-- start of Provided material --

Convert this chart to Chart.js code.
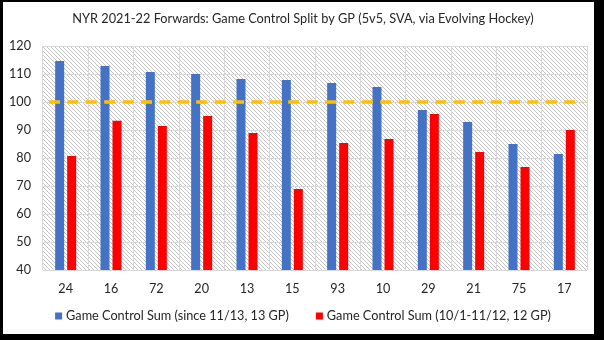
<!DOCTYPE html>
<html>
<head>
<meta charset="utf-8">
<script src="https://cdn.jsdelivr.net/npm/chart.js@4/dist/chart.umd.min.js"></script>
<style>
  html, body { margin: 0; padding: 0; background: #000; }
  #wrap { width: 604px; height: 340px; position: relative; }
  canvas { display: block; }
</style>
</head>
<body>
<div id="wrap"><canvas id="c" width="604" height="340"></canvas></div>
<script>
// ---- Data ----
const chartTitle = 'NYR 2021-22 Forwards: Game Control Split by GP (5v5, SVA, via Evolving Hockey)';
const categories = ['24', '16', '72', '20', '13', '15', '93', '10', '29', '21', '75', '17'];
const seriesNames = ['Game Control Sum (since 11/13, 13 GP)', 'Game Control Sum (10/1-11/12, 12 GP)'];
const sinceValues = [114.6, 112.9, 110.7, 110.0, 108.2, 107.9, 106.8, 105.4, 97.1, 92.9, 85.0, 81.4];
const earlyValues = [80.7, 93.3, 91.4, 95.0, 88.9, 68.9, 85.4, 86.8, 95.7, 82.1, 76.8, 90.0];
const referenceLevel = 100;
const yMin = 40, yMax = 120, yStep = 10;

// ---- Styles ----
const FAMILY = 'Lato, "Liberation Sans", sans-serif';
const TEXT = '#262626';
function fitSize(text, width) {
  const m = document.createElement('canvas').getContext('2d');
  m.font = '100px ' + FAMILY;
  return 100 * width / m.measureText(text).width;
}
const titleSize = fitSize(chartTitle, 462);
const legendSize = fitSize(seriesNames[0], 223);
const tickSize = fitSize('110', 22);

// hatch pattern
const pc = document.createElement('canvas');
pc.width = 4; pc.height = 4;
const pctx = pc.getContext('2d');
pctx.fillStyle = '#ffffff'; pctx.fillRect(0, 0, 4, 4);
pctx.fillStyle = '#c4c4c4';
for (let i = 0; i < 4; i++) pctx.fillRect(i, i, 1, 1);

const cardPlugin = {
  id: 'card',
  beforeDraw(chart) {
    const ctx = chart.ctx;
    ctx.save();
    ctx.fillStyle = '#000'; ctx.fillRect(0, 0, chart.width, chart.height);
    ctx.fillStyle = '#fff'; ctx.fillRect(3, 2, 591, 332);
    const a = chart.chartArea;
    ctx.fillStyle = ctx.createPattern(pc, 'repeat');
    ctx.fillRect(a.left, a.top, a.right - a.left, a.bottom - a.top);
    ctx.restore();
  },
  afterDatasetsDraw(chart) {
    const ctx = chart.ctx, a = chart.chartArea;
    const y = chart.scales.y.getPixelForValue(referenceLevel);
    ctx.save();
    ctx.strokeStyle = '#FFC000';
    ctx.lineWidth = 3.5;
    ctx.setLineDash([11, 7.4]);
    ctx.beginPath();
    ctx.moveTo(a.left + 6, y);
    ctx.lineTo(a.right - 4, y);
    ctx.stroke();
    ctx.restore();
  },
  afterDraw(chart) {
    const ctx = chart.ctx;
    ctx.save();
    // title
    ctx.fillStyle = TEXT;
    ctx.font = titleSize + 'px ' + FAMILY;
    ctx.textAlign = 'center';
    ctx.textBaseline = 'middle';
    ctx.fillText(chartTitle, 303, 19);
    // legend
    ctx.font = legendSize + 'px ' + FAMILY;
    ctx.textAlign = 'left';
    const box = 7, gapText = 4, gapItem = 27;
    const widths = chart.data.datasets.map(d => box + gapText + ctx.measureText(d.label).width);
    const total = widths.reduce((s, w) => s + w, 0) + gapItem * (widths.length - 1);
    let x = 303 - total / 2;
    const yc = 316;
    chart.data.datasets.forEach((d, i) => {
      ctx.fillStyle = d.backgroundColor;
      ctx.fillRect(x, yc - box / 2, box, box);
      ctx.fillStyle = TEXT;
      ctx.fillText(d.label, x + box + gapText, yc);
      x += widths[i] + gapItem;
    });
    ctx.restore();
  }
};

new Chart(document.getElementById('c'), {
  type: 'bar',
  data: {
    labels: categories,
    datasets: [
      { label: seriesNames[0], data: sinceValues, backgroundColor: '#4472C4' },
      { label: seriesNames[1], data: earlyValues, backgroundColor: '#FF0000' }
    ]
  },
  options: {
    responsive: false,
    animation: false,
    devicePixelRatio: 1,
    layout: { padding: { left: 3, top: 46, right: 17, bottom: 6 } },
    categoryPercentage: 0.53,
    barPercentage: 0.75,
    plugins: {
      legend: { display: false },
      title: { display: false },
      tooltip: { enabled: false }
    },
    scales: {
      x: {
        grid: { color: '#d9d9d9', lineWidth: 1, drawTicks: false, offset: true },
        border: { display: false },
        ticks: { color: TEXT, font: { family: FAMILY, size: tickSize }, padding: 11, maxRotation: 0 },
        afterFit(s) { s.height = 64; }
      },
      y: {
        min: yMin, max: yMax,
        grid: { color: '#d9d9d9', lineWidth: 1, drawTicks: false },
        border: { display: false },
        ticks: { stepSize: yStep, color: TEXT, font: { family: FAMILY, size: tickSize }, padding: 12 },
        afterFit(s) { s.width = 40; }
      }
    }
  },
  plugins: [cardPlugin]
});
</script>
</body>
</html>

-- end of Provided material --

Goal:
Pictures excluded, repeat exactly the lines from the top of the material through the line with "const yMin = 40, yMax = 120, yStep = 10;", including both of those lines.

Answer in full:
Convert this chart to Chart.js code.
<!DOCTYPE html>
<html>
<head>
<meta charset="utf-8">
<script src="https://cdn.jsdelivr.net/npm/chart.js@4/dist/chart.umd.min.js"></script>
<style>
  html, body { margin: 0; padding: 0; background: #000; }
  #wrap { width: 604px; height: 340px; position: relative; }
  canvas { display: block; }
</style>
</head>
<body>
<div id="wrap"><canvas id="c" width="604" height="340"></canvas></div>
<script>
// ---- Data ----
const chartTitle = 'NYR 2021-22 Forwards: Game Control Split by GP (5v5, SVA, via Evolving Hockey)';
const categories = ['24', '16', '72', '20', '13', '15', '93', '10', '29', '21', '75', '17'];
const seriesNames = ['Game Control Sum (since 11/13, 13 GP)', 'Game Control Sum (10/1-11/12, 12 GP)'];
const sinceValues = [114.6, 112.9, 110.7, 110.0, 108.2, 107.9, 106.8, 105.4, 97.1, 92.9, 85.0, 81.4];
const earlyValues = [80.7, 93.3, 91.4, 95.0, 88.9, 68.9, 85.4, 86.8, 95.7, 82.1, 76.8, 90.0];
const referenceLevel = 100;
const yMin = 40, yMax = 120, yStep = 10;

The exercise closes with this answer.